Source excerpt:
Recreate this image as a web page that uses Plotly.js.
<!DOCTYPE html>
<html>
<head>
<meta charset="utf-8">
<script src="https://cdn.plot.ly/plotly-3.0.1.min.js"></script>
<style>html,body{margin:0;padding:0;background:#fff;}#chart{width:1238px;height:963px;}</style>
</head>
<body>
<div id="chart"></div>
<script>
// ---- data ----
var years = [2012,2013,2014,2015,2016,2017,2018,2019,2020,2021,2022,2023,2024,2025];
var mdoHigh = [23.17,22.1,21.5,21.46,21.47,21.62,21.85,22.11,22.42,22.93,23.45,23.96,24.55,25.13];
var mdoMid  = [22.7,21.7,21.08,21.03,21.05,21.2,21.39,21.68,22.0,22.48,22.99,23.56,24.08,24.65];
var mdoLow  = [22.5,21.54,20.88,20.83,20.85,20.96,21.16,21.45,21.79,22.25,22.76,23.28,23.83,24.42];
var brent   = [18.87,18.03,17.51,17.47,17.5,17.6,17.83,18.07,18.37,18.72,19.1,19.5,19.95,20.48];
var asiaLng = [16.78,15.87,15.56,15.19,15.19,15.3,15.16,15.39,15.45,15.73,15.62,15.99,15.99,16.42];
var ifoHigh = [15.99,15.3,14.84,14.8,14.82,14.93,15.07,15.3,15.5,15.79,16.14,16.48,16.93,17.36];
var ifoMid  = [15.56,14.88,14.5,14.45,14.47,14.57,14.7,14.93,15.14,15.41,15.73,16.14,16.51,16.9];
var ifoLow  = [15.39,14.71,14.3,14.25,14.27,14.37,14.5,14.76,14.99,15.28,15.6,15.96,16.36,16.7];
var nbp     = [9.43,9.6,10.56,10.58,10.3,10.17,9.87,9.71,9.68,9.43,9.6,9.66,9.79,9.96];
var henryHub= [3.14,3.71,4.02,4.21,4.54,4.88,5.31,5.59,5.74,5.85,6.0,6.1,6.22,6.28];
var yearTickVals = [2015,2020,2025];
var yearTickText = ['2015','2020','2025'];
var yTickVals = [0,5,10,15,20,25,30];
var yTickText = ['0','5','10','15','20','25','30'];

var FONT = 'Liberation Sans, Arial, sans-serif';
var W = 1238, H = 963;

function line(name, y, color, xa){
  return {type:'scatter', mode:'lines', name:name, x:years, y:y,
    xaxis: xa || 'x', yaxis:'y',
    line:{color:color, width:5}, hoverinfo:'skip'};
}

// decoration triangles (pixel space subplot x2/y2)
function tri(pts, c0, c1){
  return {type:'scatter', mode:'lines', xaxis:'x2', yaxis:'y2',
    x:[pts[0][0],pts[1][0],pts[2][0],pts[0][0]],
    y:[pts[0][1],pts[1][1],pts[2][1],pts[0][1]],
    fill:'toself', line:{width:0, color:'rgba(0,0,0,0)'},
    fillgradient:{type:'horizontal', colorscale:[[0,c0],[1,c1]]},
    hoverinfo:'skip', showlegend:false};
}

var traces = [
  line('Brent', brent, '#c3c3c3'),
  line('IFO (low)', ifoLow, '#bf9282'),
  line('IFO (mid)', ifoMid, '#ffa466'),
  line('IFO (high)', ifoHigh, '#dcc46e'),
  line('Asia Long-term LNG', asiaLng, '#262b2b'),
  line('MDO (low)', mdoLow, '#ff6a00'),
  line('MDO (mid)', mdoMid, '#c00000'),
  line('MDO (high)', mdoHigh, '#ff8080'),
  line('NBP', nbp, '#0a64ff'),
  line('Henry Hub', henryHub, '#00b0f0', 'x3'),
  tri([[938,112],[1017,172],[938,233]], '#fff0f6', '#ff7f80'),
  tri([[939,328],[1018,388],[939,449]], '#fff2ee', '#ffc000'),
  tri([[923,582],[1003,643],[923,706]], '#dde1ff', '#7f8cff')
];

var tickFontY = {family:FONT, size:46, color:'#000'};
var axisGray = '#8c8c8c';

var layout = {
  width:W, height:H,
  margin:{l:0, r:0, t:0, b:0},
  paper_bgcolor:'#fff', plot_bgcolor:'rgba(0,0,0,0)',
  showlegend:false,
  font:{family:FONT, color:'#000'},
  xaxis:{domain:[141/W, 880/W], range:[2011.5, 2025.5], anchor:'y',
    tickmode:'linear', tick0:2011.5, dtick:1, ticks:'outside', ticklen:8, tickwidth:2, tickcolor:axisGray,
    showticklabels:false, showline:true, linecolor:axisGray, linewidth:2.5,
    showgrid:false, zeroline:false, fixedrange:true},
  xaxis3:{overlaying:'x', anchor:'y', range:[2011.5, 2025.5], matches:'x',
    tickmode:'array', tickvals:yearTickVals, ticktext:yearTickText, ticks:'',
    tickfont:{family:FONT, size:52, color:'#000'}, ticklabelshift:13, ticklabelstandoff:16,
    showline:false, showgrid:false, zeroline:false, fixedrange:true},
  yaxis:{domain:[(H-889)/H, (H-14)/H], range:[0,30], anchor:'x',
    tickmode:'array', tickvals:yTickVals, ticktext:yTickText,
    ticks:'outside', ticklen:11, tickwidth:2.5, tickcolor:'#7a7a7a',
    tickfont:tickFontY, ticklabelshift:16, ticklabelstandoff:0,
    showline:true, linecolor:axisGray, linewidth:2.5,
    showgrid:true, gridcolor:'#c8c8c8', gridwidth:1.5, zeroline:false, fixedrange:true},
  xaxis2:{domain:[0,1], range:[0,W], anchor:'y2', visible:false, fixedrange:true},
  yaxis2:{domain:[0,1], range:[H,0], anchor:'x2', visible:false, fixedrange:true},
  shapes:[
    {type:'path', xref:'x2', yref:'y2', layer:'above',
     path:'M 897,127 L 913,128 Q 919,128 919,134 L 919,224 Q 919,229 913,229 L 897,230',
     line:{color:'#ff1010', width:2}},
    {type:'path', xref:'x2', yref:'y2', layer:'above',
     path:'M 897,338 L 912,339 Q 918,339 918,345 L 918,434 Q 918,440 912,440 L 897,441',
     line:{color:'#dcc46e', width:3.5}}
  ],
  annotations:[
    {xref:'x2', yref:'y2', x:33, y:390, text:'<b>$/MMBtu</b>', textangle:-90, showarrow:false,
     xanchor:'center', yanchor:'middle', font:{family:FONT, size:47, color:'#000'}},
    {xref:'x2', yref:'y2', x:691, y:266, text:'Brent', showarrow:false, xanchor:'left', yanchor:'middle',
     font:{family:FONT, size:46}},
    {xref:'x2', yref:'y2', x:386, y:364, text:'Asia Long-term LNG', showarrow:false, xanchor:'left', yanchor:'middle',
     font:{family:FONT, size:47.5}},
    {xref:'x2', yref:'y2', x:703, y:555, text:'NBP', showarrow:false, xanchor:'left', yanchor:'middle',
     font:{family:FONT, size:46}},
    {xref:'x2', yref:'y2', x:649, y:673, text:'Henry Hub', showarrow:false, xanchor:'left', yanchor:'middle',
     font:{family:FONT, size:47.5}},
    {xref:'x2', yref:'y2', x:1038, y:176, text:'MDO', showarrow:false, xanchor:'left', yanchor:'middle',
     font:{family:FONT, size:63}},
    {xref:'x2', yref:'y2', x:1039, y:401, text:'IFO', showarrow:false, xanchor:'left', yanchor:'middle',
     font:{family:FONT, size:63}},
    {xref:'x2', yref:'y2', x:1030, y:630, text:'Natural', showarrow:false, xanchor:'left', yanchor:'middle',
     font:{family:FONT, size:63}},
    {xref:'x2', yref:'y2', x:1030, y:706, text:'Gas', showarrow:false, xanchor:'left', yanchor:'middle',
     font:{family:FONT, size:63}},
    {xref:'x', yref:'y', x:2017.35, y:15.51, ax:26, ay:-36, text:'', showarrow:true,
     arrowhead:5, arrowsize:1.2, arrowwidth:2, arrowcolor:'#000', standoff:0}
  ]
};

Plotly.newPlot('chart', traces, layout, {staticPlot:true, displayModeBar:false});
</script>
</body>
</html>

Exercise directions:
Write out a verbatim copy of the data, beginning with its first line and ending with the line that contains "var yTickText = ['0','5','10','15','20','25','30'];".

Response to the exercise:
Recreate this image as a web page that uses Plotly.js.
<!DOCTYPE html>
<html>
<head>
<meta charset="utf-8">
<script src="https://cdn.plot.ly/plotly-3.0.1.min.js"></script>
<style>html,body{margin:0;padding:0;background:#fff;}#chart{width:1238px;height:963px;}</style>
</head>
<body>
<div id="chart"></div>
<script>
// ---- data ----
var years = [2012,2013,2014,2015,2016,2017,2018,2019,2020,2021,2022,2023,2024,2025];
var mdoHigh = [23.17,22.1,21.5,21.46,21.47,21.62,21.85,22.11,22.42,22.93,23.45,23.96,24.55,25.13];
var mdoMid  = [22.7,21.7,21.08,21.03,21.05,21.2,21.39,21.68,22.0,22.48,22.99,23.56,24.08,24.65];
var mdoLow  = [22.5,21.54,20.88,20.83,20.85,20.96,21.16,21.45,21.79,22.25,22.76,23.28,23.83,24.42];
var brent   = [18.87,18.03,17.51,17.47,17.5,17.6,17.83,18.07,18.37,18.72,19.1,19.5,19.95,20.48];
var asiaLng = [16.78,15.87,15.56,15.19,15.19,15.3,15.16,15.39,15.45,15.73,15.62,15.99,15.99,16.42];
var ifoHigh = [15.99,15.3,14.84,14.8,14.82,14.93,15.07,15.3,15.5,15.79,16.14,16.48,16.93,17.36];
var ifoMid  = [15.56,14.88,14.5,14.45,14.47,14.57,14.7,14.93,15.14,15.41,15.73,16.14,16.51,16.9];
var ifoLow  = [15.39,14.71,14.3,14.25,14.27,14.37,14.5,14.76,14.99,15.28,15.6,15.96,16.36,16.7];
var nbp     = [9.43,9.6,10.56,10.58,10.3,10.17,9.87,9.71,9.68,9.43,9.6,9.66,9.79,9.96];
var henryHub= [3.14,3.71,4.02,4.21,4.54,4.88,5.31,5.59,5.74,5.85,6.0,6.1,6.22,6.28];
var yearTickVals = [2015,2020,2025];
var yearTickText = ['2015','2020','2025'];
var yTickVals = [0,5,10,15,20,25,30];
var yTickText = ['0','5','10','15','20','25','30'];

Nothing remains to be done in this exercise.